Event-Carried State Transfer Pattern
Event-carried state transfer is a messaging pattern where events include the full state needed by consumers, eliminating the need for consumers to query the producer for additional data. This reduces synchronous dependencies and improves system resilience.
How It Works
When a service publishes an event about a domain entity, it includes all relevant state in the event payload. A UserCreated event contains the user's name, email, role, and other attributes. The consumer that needs this information has it immediately without making an additional API call.
This is a departure from traditional event design, where events contain only identifiers and consumers query the producer for details.

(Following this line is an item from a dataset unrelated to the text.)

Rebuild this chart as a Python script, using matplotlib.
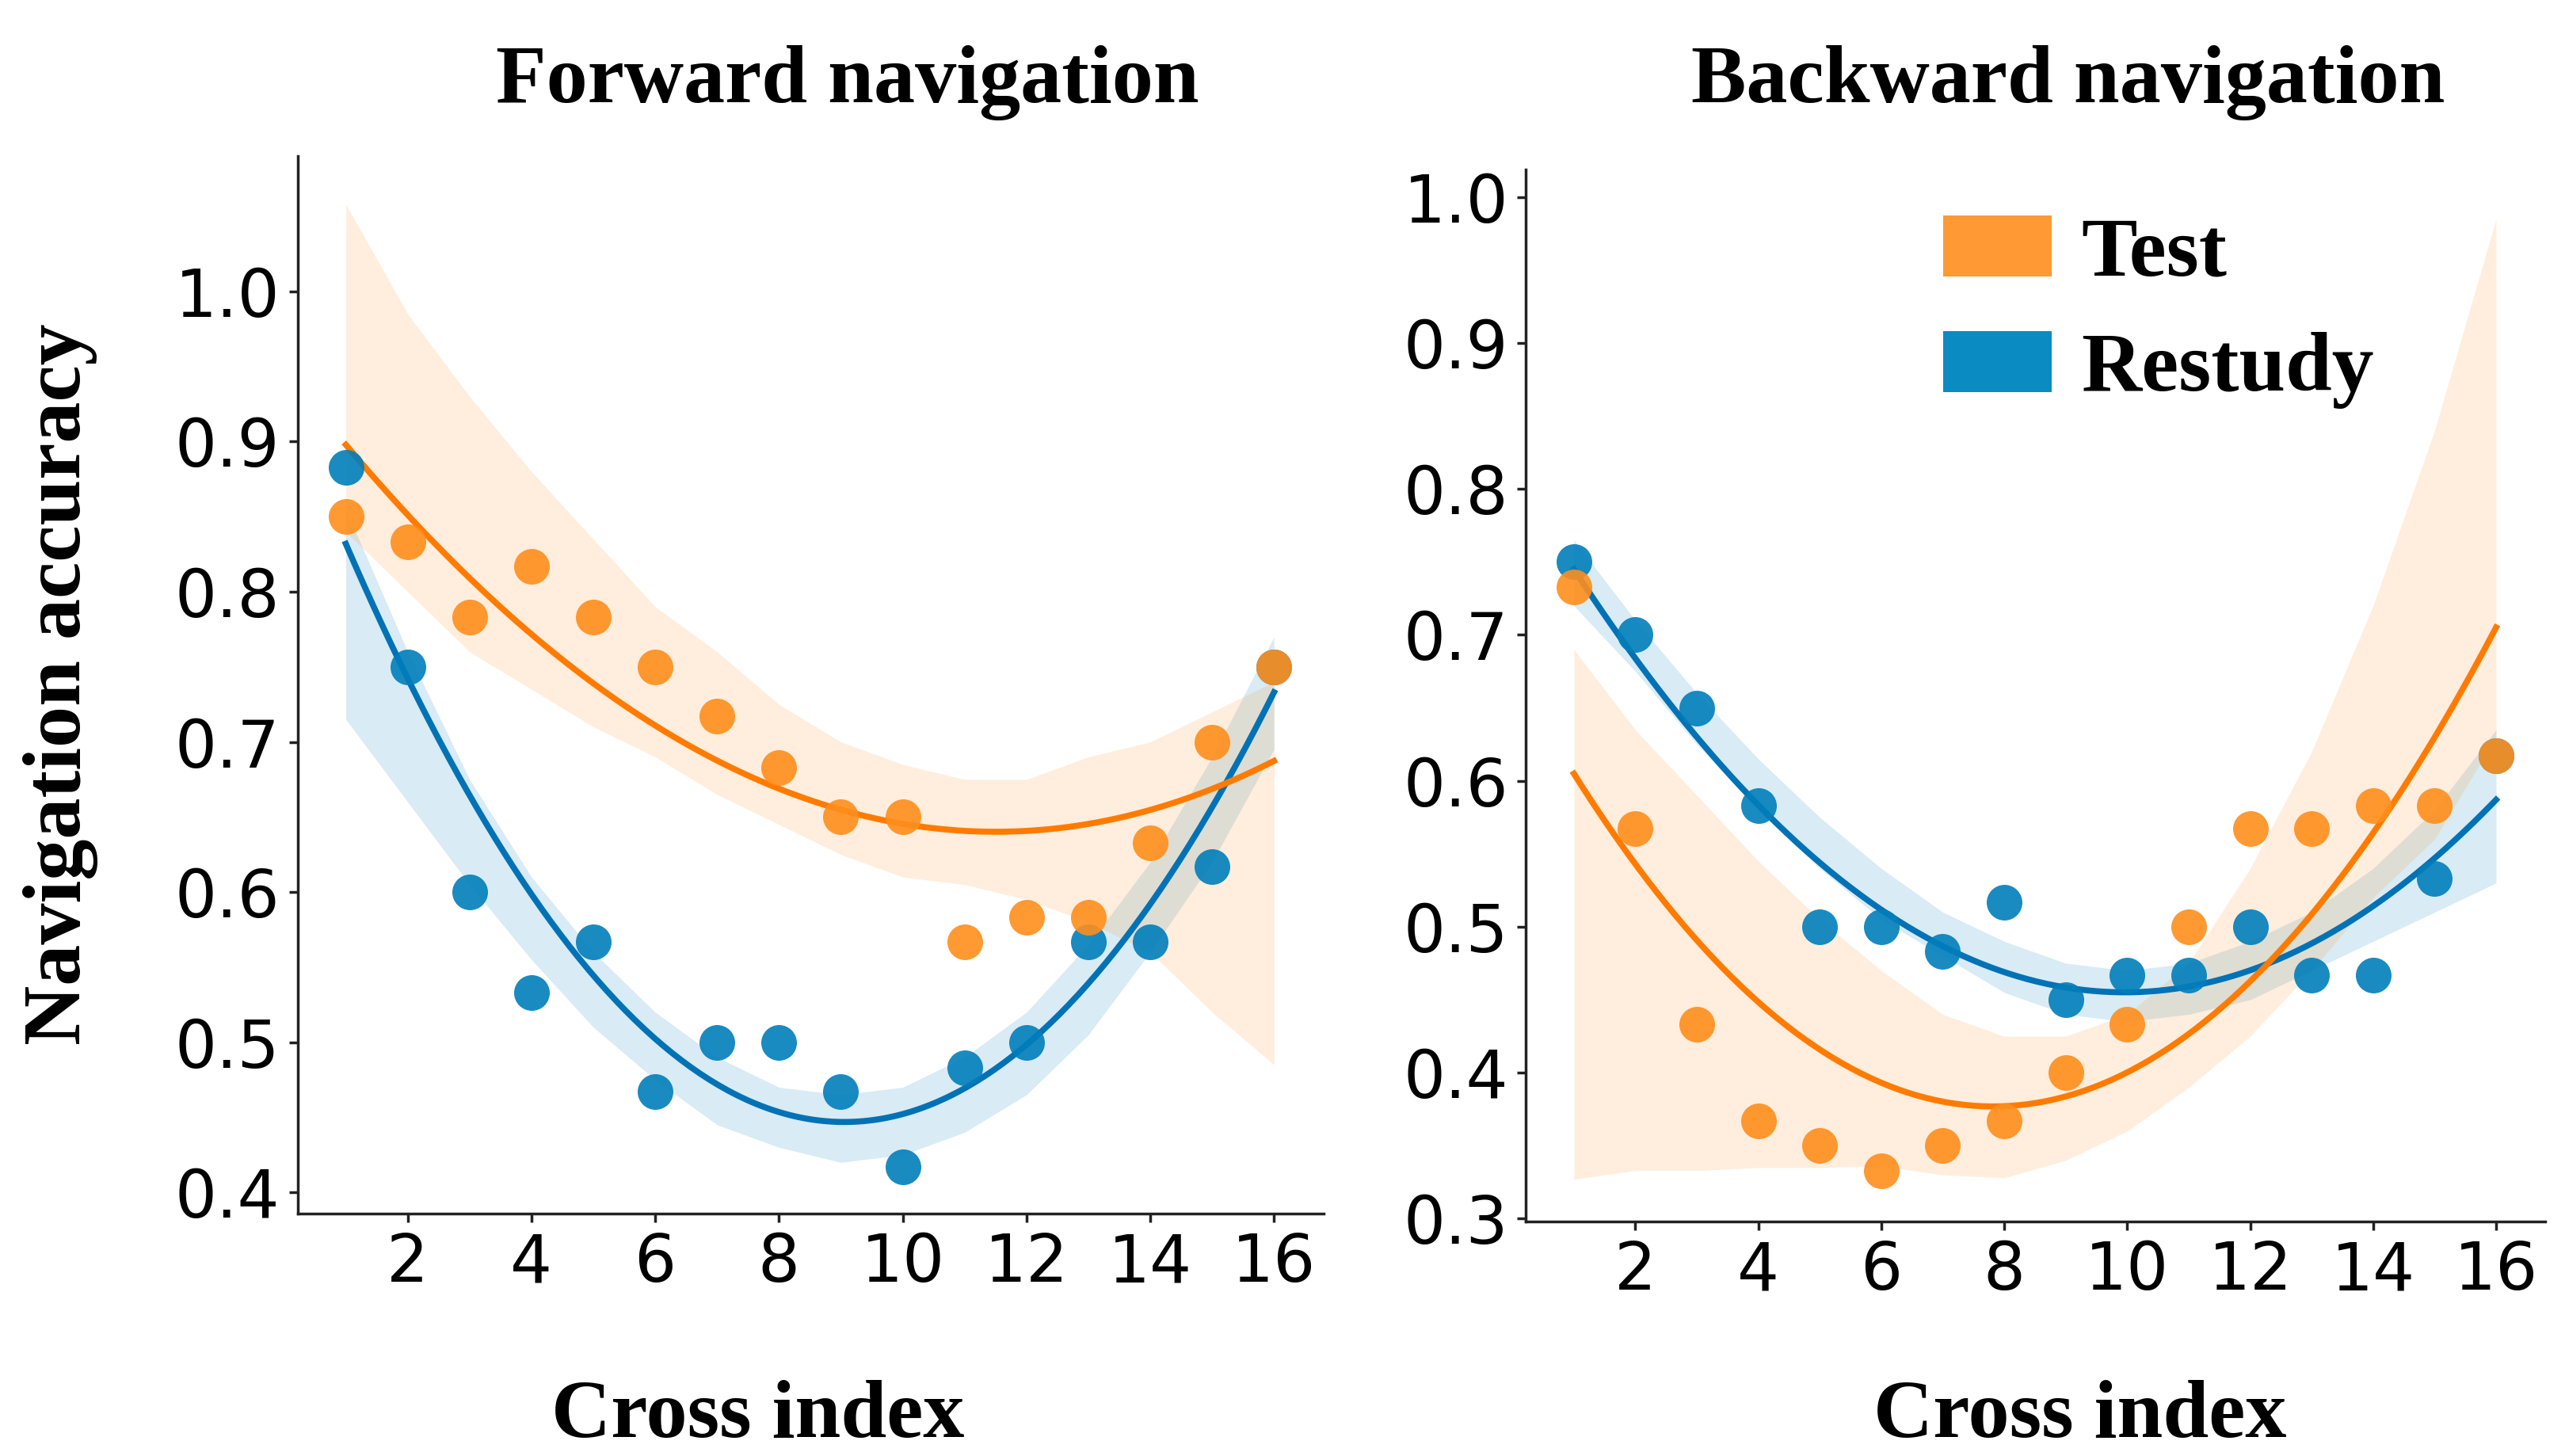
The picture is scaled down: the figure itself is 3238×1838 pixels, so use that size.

That approach creates synchronous coupling and single points of failure.
Benefits
Event-carried state transfer eliminates synchronous dependencies. If the producer is down, consumers can still process events using the embedded state. It also reduces latency—consumers save the round-trip time of querying the producer.
System resilience improves because consumers are self-sufficient. A consumer can rebuild its state entirely from the event stream without accessing the producer's API.
Drawbacks
Events become larger, increasing message broker storage and network bandwidth. Schema evolution is more complex because event payloads now contain more fields. Event producers must anticipate what consumers need, which requires coordination.
Stale data is a concern. If the producer updates its internal state after publishing the event, consumers have the old state. This is acceptable in eventually consistent systems but requires careful design.
When to Use
Use event-carried state transfer when consumer independence is a priority, when the producer is likely to experience high load from consumer queries, and when eventual consistency is acceptable. Avoid it when event payload size is constrained or when consumers need absolutely current data.
Best Practices
Include only the state that consumers need, not the producer's entire internal model. Version event schemas to manage payload evolution. Document which fields each consumer uses so producers understand the impact of changes.